If you’re not sure of all of the information you have (for instance, you want to identify someone you talked to last week named Jon or John who may be also be listed as Jonathan who is VP of something or other at a semiconductor company), a search request on people whose names start with Jo working at semiconductor companies with VP positions should return a list of results that includes your desired contact. You can sort the results by name and jump to the records with first names of Jon, John, or Jonathan to look for the specific person you want. Alternately, you can just search for Jon or John or Jonathan since ZoomInfo searches return all three as search matches for any of the three names.

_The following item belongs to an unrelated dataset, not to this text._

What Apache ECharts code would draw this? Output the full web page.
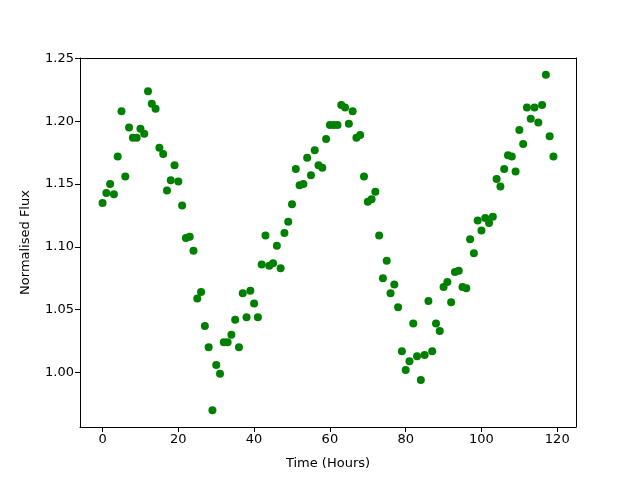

Note: Match will still consider people named Jon or John when you search for Jonathan along with whatever other data you have for the person you want to find, but it is unlikely they will be returned as they will be ranked below all people named Jonathan and almost certainly fall below the required number of results returned.
Match is a good fit for a feature doing bulk lookups that wants to return a single result as a starting point for users. For example, if an end user uploads a list of people with an assortment of names, email addresses, titles, and company names and wants to find the matching ZoomInfo records, match can pick the single best match for the set of data available for each contact and present it to the user for review.
Final Thoughts on Search vs Match
Both match and search use Apache Solr to find records in the ZoomInfo person, company, scoop, or intents data stores that meet specified input criteria. Search looks for exact matches and returns all such matches found. Match casts a wider net and returns a set number of records, some of which may only meet some of the specified criteria. Both of them are used by other ZoomInfo services and features and both are also available via ZoomInfo APIs. Choose the one that’s better suited for your specific use case and known input data to find the records you need.